Last weekend I read a very interesting post on Hana Ticha’s blog (I realise this is a tautology as ALL of Hana’s posts are interesting) and it really got me thinking. The post is called “Challenging one of my personal myths”. You might want to click here and read her post first, but if not here is a brief summary:

  1. There was something she believed and always did connected to teaching English.
  2. Then one day she decided to change things around.
  3. After that came feedback – from her students and her own self-reflection.
  4. That feedback may, or may not, have had a lasting impact on her teaching.

You might look at number 4 and think “Well why bother doing it if it’s not going to change anything?” But that would be missing the whole point of the exercise.

It is really important to challenge ourselves and look at things from another perspective, even if we end up retaining the status quo.
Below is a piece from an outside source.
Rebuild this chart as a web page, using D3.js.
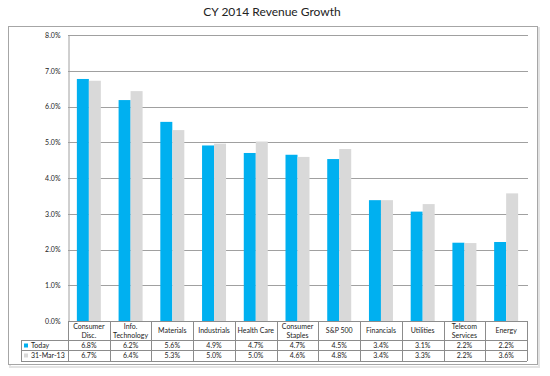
<!DOCTYPE html>
<html lang="en">
    <head>
        <meta charset="utf-8">
        <title>CY 2014 Revenue Growth</title>
        <script type="text/javascript" src="https://cdn.jsdelivr.net/npm/d3@7"></script>
        <style>
          body{margin:0;background:#fff;font-family:Lato,"Open Sans",sans-serif;}
          text{fill:#222;}
        </style>
    </head>
    <body>
      <div id="chart"></div>
        <script type="text/javascript">
          var categories = [["Consumer","Disc."],["Info.","Technology"],["Materials"],["Industrials"],["Health Care"],["Consumer","Staples"],["S&P 500"],["Financials"],["Utilities"],["Telecom","Services"],["Energy"]]
          var today = [0.0677,0.0618,0.0557,0.0491,0.0470,0.0465,0.0453,0.0338,0.0306,0.0219,0.0221]
          var march = [0.0672,0.0643,0.0534,0.0496,0.0502,0.0459,0.0481,0.0338,0.0327,0.0218,0.0357]
          var seriesNames = ["Today","31-Mar-13"]
          var colors = ["#00b0f0","#d9d9d9"]
          var yTicks = [0,0.01,0.02,0.03,0.04,0.05,0.06,0.07,0.08]

          var width = 550, height = 376
          var svg = d3.select("#chart").append("svg").attr("width",width).attr("height",height)

          svg.append("text").attr("x",272).attr("y",16).attr("text-anchor","middle")
            .attr("font-size",12).text("CY 2014 Revenue Growth")

          // outer frame with a soft shadow
          svg.append("rect").attr("x",10).attr("y",28).attr("width",529).attr("height",339)
            .attr("fill","none").attr("stroke","#e3e3e3").attr("stroke-width",2)
          svg.append("rect").attr("x",8.5).attr("y",26.5).attr("width",529).attr("height",338)
            .attr("fill","#fff").attr("stroke","#a6a6a6").attr("stroke-width",1)

          var plotLeft = 68, plotRight = 527, plotTop = 35, plotBottom = 321
          var x = d3.scaleBand().domain(d3.range(categories.length)).range([plotLeft,plotRight])
          var y = d3.scaleLinear().domain([0,0.08]).range([plotBottom,plotTop])

          // gridlines
          svg.append("g").selectAll("line").data(yTicks).enter().append("line")
            .attr("x1",plotLeft).attr("x2",plotRight+1)
            .attr("y1",function(d){return Math.round(y(d))+0.5})
            .attr("y2",function(d){return Math.round(y(d))+0.5})
            .attr("stroke","#a0a0a0")

          var yAxis = svg.append("g").attr("transform","translate("+(plotLeft+0.5)+",0)")
            .call(d3.axisLeft(y).tickValues(yTicks).tickFormat(d3.format(".1%")).tickSize(0).tickPadding(8))
          yAxis.select(".domain").attr("stroke","#a0a0a0")
          yAxis.selectAll("text").attr("font-size",7).attr("font-family","Lato,sans-serif").attr("fill","#333")

          var bw = 12
          var series = [today,march]
          series.forEach(function(vals,s){
            svg.append("g").selectAll("rect").data(vals).enter().append("rect")
              .attr("x",function(d,i){return x(i)+x.bandwidth()/2-bw+s*bw})
              .attr("y",function(d){return y(d)})
              .attr("width",bw)
              .attr("height",function(d){return plotBottom-y(d)})
              .attr("fill",colors[s])
          })

          // data table
          var rowTop = [321,340,350,361]
          var tableLeft = 21
          var grid = svg.append("g").attr("stroke","#8c8c8c").attr("stroke-width",1)
          rowTop.forEach(function(r,i){
            grid.append("line").attr("x1",i==0?plotLeft:tableLeft).attr("x2",plotRight)
              .attr("y1",r+0.5).attr("y2",r+0.5)
          })
          d3.range(categories.length+1).forEach(function(i){
            var xx = i<categories.length ? x(i) : plotRight
            grid.append("line").attr("x1",Math.round(xx)+0.5).attr("x2",Math.round(xx)+0.5)
              .attr("y1",321).attr("y2",361)
          })
          grid.append("line").attr("x1",tableLeft+0.5).attr("x2",tableLeft+0.5).attr("y1",340).attr("y2",361)

          var head = svg.append("g").attr("font-size",7).attr("text-anchor","middle")
          categories.forEach(function(c,i){
            var cx = x(i)+x.bandwidth()/2
            var t = head.append("text").attr("x",cx)
            if(c.length==1){
              t.attr("y",333).text(c[0])
            } else {
              t.append("tspan").attr("x",cx).attr("y",328.5).text(c[0])
              t.append("tspan").attr("x",cx).attr("y",337.5).text(c[1])
            }
          })

          var fmt = d3.format(".1%")
          series.forEach(function(vals,s){
            var ry = rowTop[s+1]
            svg.append("rect").attr("x",tableLeft+3).attr("y",ry+3.5).attr("width",4).attr("height",4).attr("fill",colors[s])
            svg.append("text").attr("x",tableLeft+10).attr("y",ry+8).attr("font-size",7).text(seriesNames[s])
            svg.append("g").selectAll("text").data(vals).enter().append("text")
              .attr("x",function(d,i){return x(i)+x.bandwidth()/2})
              .attr("y",ry+8).attr("text-anchor","middle").attr("font-size",7)
              .text(function(d){return fmt(d)})
          })
        </script>
    </body>
</html>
We all have beliefs about the best way to learn and teach. We can still accept that within these beliefs there is space for different people to learn in different ways, but there are still things we choose to do (or not do to) because we believe it is the best way.

So it is important to acknowledge these beliefs (prejudices even?) exist and, from time to time, reassess them. This can be as simple as sitting on the tram and thinking about them; or we might go and observe another teacher and realise that they do certain things differently from us; or, as with Hana, we might want to do some action research in the classroom.

Meaning it is not just the result that matters. Actively thinking about our beliefs and reflecting on our classroom practice is also extremely important. And if by doing this we find that we want to change something – great! Equally we might discover we are happy with what we have been doing all along. Again – great! But both results have been arrived at by considering what we do and the alternatives, and as far as I am concerned, that’s double great!

Hana’s post has made me think back over my time as a teacher and how my own beliefs have shifted over time. I urge you to read her blog and then challenge one of your personal myths.